My new series is going to be set long after the apocalypse, and the world (or at least continent) as we know it will have fallen back to a 17th or 16th century world. Wheels, for instance, will be carved, wooden, and "tires" will be of salvaged metal strips. Someone has to do the salvage work. Someone has to carve the wheels.
Not that there will be gasoline engines to pull the contraptions the wheels are on, mind you. Horses or people! Or people just drag the plow or ard themselves, roped into it, rather than like this guy who apparently has some deer-dalmation hybrid pulling his. (Egypt. interesting place. 😏)
My book is partly set in a wooden windmill, where grain is ground for the community. I've been educating myself on the history of windmills, and how complex they grew with people adapting them using nothing but quite simple tools. Lubricated by bee's wax, these machines sawed wood, ground grain, made Holland habitable, made paint, and all sorts of other items for use or trade. I enjoyed musing about the innovations, who came up with them, how long it took to get it "right," and the sort of person who could innovate. Honestly, it took me a week of studying them to figure out the basics!
Consider the design of a millstone, carved by a stone carver or millwright by hand. They must have started with just two stones, millennia ago, and came to this point.The more you think about the design--and read up a little on it--you see what an astonishing bit of technology the design is. It grind the grain, it pushes the grain out, and it doesn't pulverize the grain. The stones are further apart near the center and closer at the edge. The design controls the movement of the grain (eventually down into a hopper.) Most rotate about 2 times per second. Here's one design, but most look something like this.
I'm reading widely, not quite knowing what will be of use. And some of this is based on TV shows I watched years ago, like "Life After People," where they explained how the buildings, bridges, and monuments of our culture will fall apart quickly in the absence of our keeping them up (and having the petroleum to do so). Articles I've been bookmarking for over a year might apply--like the "fruit walls of the 16th century" article I found that shows how to grow fruit by using the heat-storing capacity of southern-facing clay or brick walls to create a warmer microclimate that ripens the fruit sooner and allows you to grow figs in Montreal. (I may not need this, but it's the sort of thing I bookmark and may or may not use.)

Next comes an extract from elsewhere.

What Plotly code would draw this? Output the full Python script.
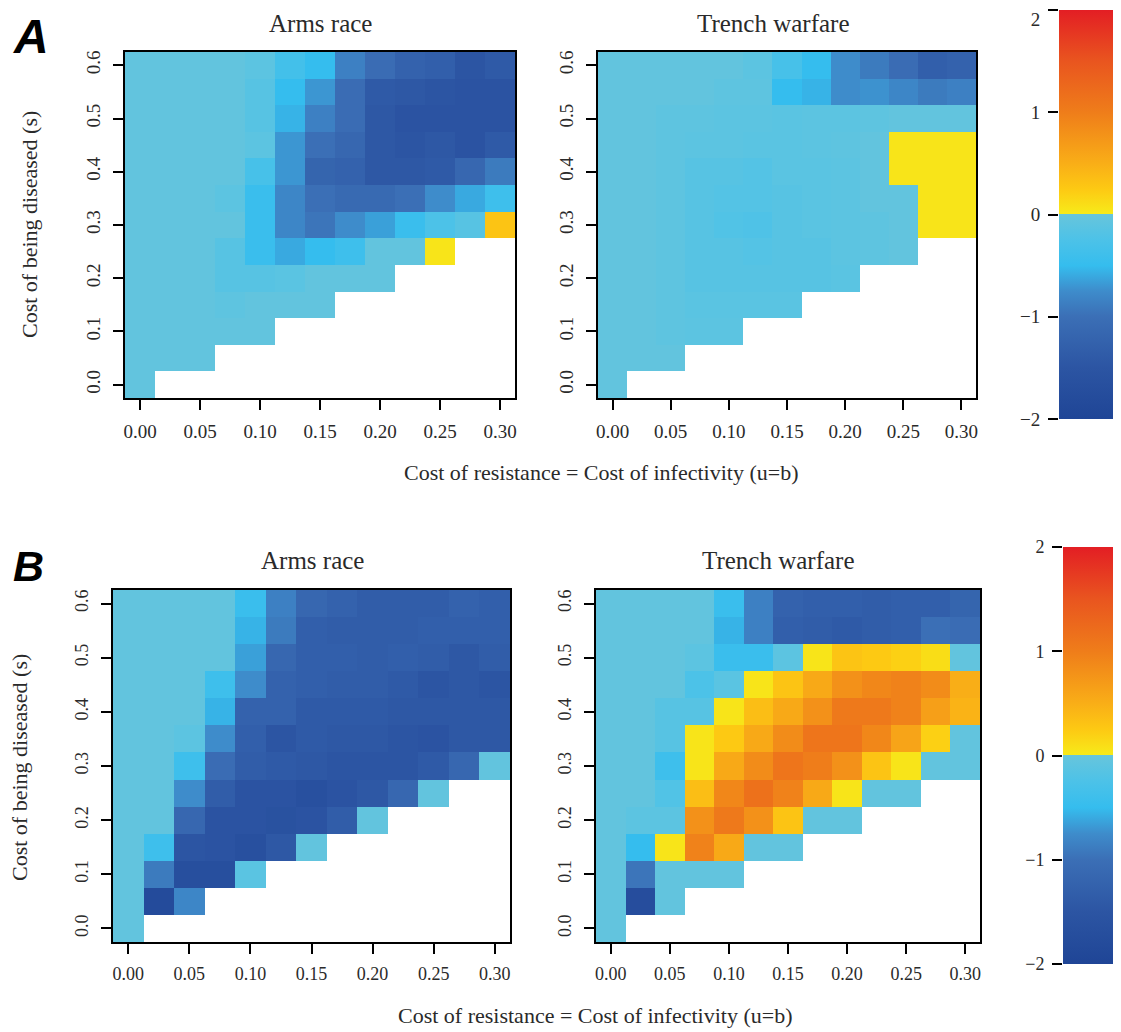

My writing process is, as I do this research, it starts to come together for me, characters begin to pop into my mind (Who does the windsmith interact with most often? What is her role in the community? What kind of person could carve millstones for a living?) I simultaneously gain the knowledge I need to make details correct and (I hope) vivid and get to know my cast of characters. When it feels ripe I begin to outline a series or book, though I also have self-imposed deadlines, so it darned well better ripen up on time! :D
Jan 1, I plan to type the words "Chapter 1" and get going on the new series. It's a little unusual for indie post-apocalyptic, as the apocalypse will be rather far in the past, but there are similarities in how it's a survival adventure, and new sort of apocalyptic events will spring up for the characters to deal with. As a minor point, climate change may have been nasty for the Oil Apocalypse characters, but when it changes back for their descendants to a colder world, a new kind of climate change will be just as difficult to adapt to. There are other problems they'll face, but I won't spoil it for you. It's coming in 2019.